In the second of our two-part series exploring HR data and metrics, Nick Kemsley from the Centre for HR Excellence at Henley Business School looks at the final three of six practical steps any HR function can take to double the business value of the information they are providing to their organisation.
As CEOs and boards push to squeeze maximum value out of their organisations, the need for insight to guide their decision making and to manage both short- and long-term risk has never been greater. HR functions need to focus on providing insight, not just information, to align metrics to business goals and to examine outcomes at least as much as process metrics.
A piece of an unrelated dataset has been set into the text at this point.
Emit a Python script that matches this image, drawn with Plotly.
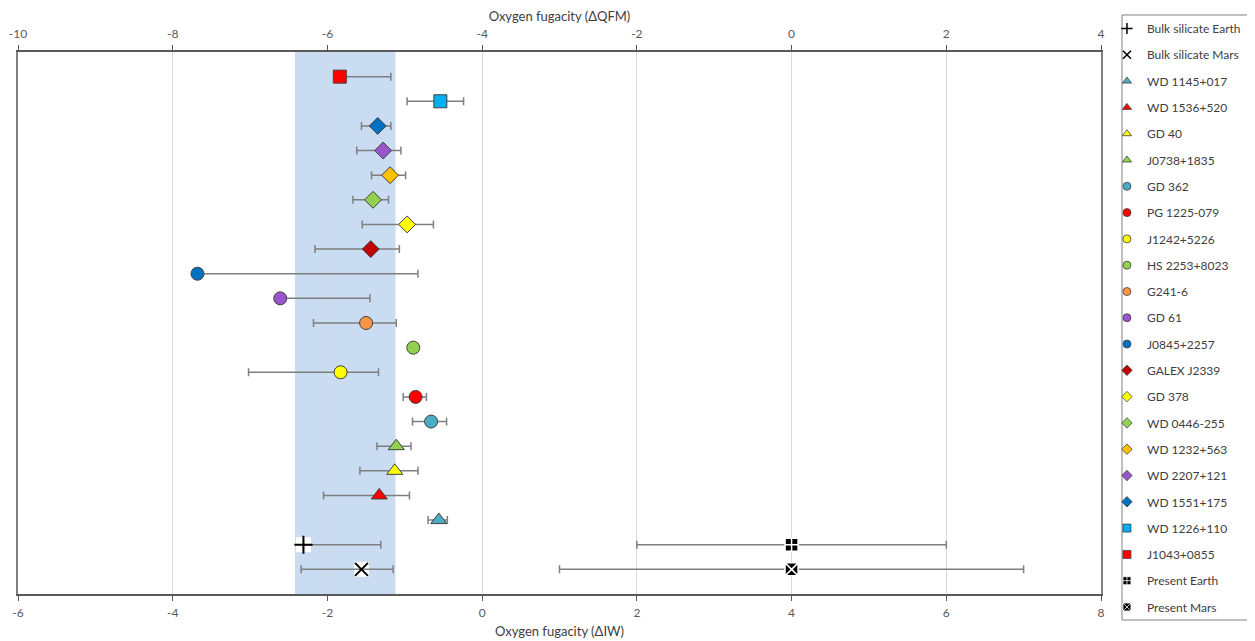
import plotly.graph_objects as go

# ---------------- data (legend order) ----------------
names = ["Bulk silicate Earth", "Bulk silicate Mars",
         "WD 1145+017", "WD 1536+520", "GD 40", "J0738+1835",
         "GD 362", "PG 1225-079", "J1242+5226", "HS 2253+8023", "G241-6", "GD 61", "J0845+2257",
         "GALEX J2339", "GD 378", "WD 0446-255", "WD 1232+563", "WD 2207+121", "WD 1551+175",
         "WD 1226+110", "J1043+0855",
         "Present Earth", "Present Mars"]
rows = [20, 21,
        19, 18, 17, 16,
        15, 14, 13, 12, 11, 10, 9,
        8, 7, 6, 5, 4, 3,
        2, 1,
        20, 21]
delta_iw = [-2.31, -1.56,
            -0.56, -1.33, -1.13, -1.11,
            -0.66, -0.86, -1.83, -0.89, -1.50, -2.61, -3.68,
            -1.44, -0.97, -1.41, -1.19, -1.28, -1.35,
            -0.54, -1.84,
            4.0, 4.0]
err_minus = [0.0, 0.78,
             0.14, 0.72, 0.45, 0.25,
             0.24, 0.16, 1.19, 0.0, 0.68, 0.0, 0.0,
             0.72, 0.58, 0.26, 0.24, 0.34, 0.21,
             0.43, 0.0,
             2.0, 3.0]
err_plus = [1.00, 0.41,
            0.11, 0.39, 0.30, 0.19,
            0.20, 0.14, 0.49, 0.0, 0.39, 1.16, 2.85,
            0.37, 0.34, 0.20, 0.20, 0.23, 0.17,
            0.30, 0.66,
            2.0, 3.0]

# shaded range (ΔIW)
band_iw = [-2.42, -1.12]

iw_ticks = [-6, -4, -2, 0, 2, 4, 6, 8]
iw_labels = ["-6", "-4", "-2", "0", "2", "4", "6", "8"]
qfm_ticks = [-10, -8, -6, -4, -2, 0, 2, 4]
qfm_labels = ["-10", "-8", "-6", "-4", "-2", "0", "2", "4"]
n_rows = 21

# ---------------- styles ----------------
symbols = ["cross-thin", "x-thin",
           "triangle-up", "triangle-up", "triangle-up", "triangle-up",
           "circle", "circle", "circle", "circle", "circle", "circle", "circle",
           "diamond", "diamond", "diamond", "diamond", "diamond", "diamond",
           "square", "square",
           "square-cross", "square-x"]
colors = ["#000000", "#000000",
          "#4BACC6", "#FF0000", "#FFFF00", "#92D050",
          "#4BACC6", "#FF0000", "#FFFF00", "#92D050", "#F79646", "#9955CC", "#0070C0",
          "#C00000", "#FFFF00", "#92D050", "#FFC000", "#9955CC", "#0070C0",
          "#00B0F0", "#FF0000",
          "#000000", "#000000"]
sizes = {"cross-thin": 13, "x-thin": 13, "triangle-up": 14, "circle": 13,
         "diamond": 13, "square": 13, "square-cross": 13, "square-x": 13}
legend_split = 11  # first legend block holds this many entries

FONT = "Lato, 'Open Sans', sans-serif"
fig = go.Figure()


def marker_for(i, size, thin_w=2.0, edge_w=1.0):
    sym = symbols[i]
    if sym in ("cross-thin", "x-thin"):
        return dict(symbol=sym, size=size, color=colors[i],
                    line=dict(color="#000000", width=thin_w))
    if sym in ("square-cross", "square-x"):
        return dict(symbol=sym, size=size, color=colors[i],
                    line=dict(color="#FFFFFF", width=edge_w))
    return dict(symbol=sym, size=size, color=colors[i],
                line=dict(color="#404040", width=edge_w))


# white background patch behind the thin bulk-silicate markers
for i in range(len(names)):
    if symbols[i] in ("cross-thin", "x-thin"):
        fig.add_trace(go.Scatter(
            x=[delta_iw[i]], y=[rows[i]], mode="markers",
            marker=dict(symbol="square", size=15, color="white", line=dict(width=0)),
            showlegend=False, hoverinfo="skip"))

# plotted points with error bars
for i in range(len(names)):
    fig.add_trace(go.Scatter(
        x=[delta_iw[i]], y=[rows[i]], mode="markers", name=names[i],
        legendgroup=names[i], showlegend=False,
        marker=marker_for(i, sizes[symbols[i]],
                          edge_w=1.5 if symbols[i] in ("square-cross", "square-x") else 1.0),
        error_x=dict(type="data", symmetric=False,
                     array=[err_plus[i]], arrayminus=[err_minus[i]],
                     color="#7F7F7F", thickness=1.5, width=4),
    ))

# legend entries (small symbols, as in the original legend)
for i in range(len(names)):
    fig.add_trace(go.Scatter(
        x=[None], y=[None], mode="markers", name=names[i],
        legendgroup=names[i], showlegend=True,
        legend="legend" if i < legend_split else "legend2",
        marker=marker_for(i, 8, thin_w=1.5, edge_w=0.8),
    ))

# dummy trace carrying the top (ΔQFM) axis
fig.add_trace(go.Scatter(x=[qfm_ticks[0]], y=[None], xaxis="x2", mode="markers",
                         showlegend=False, hoverinfo="skip"))

fig.add_shape(type="rect", xref="x", yref="paper",
              x0=band_iw[0], x1=band_iw[1], y0=0, y1=1,
              fillcolor="#C9DCF1", line=dict(width=0), layer="below")

# legend frame
fig.add_shape(type="rect", xref="paper", yref="paper",
              x0=1.0194, x1=1.1376, y0=-0.048, y1=1.0683,
              line=dict(color="#808080", width=1), fillcolor="rgba(0,0,0,0)")

axis_common = dict(
    zeroline=False, showline=True, linecolor="#595959", linewidth=2,
    ticks="outside", ticklen=5, tickcolor="#595959", tickwidth=1,
    tickfont=dict(family=FONT, size=12, color="#595959"),
)

legend_common = dict(xanchor="left", yanchor="top", bgcolor="rgba(0,0,0,0)",
                     borderwidth=0, font=dict(family=FONT, size=12, color="#404040"),
                     tracegroupgap=7.3, itemsizing="trace")

# page body has an 8px margin: figure is sized/offset so the plot sits at the
# reference pixel positions inside the 1255x641 window
fig.update_layout(
    width=1247, height=633,
    margin=dict(l=10, r=154, t=44, b=47, autoexpand=False),
    paper_bgcolor="white", plot_bgcolor="white",
    font=dict(family=FONT, color="#404040"),
    xaxis=dict(range=[iw_ticks[0], iw_ticks[-1]], tickvals=iw_ticks, ticktext=iw_labels,
               showgrid=True, gridcolor="#D9D9D9", gridwidth=1, ticklabelstandoff=2,
               **axis_common,
               title=dict(text="Oxygen fugacity (ΔIW)", standoff=7,
                          font=dict(family=FONT, size=13, color="#404040"))),
    xaxis2=dict(range=[qfm_ticks[0], qfm_ticks[-1]], tickvals=qfm_ticks, ticktext=qfm_labels,
                overlaying="x", side="top", showgrid=False, ticklabelstandoff=2,
                **axis_common,
                title=dict(text="Oxygen fugacity (ΔQFM)", standoff=4,
                           font=dict(family=FONT, size=13, color="#404040"))),
    yaxis=dict(range=[n_rows + 1, 0], showgrid=False, zeroline=False,
               showticklabels=False, ticks="", showline=True, mirror=True,
               linecolor="#7F7F7F", linewidth=1.5),
    legend=dict(x=1.0055, y=1.0701, **legend_common),
    legend2=dict(x=1.0055, y=0.5365, **legend_common),
    showlegend=True,
)

fig.write_html("out.html")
The first part of this article looked at the first three of six practical steps HR needs to take in order to overhaul the business value of their approach to HR data and metrics:
- Identify the insight needed to underpin strategy delivery and manage organisational risk.
- Understand the decision-making data your board needs to support shorter-term performance.
- Determine the critical gaps between this and what you currently provide.
This article looks in detail at the final three steps towards doubling the business value of HR data and metrics, which are:
- Find the most pragmatic way to plug the gaps.
- Optimise the format in which the data is presented.
- Develop the right skills to analyse and talk about the data.
Find the most pragmatic way to plug the gaps
The question to ask: "What is the easiest way to generate the missing insight required, starting with what we already have?"
In step three, we said that we should understand the nature of the gap. Is it about the data itself or what we do with the data? If it's about the data itself, the first resort should always be to look at what data capability you already have. Do you have the data but are simply not presenting it? For example, data on leavers by grade. Can you create the data from other data you have? For example, time spent on training per head. Or do you have to get the data through new measurement or from another source, for example, by benchmarking with other organisations?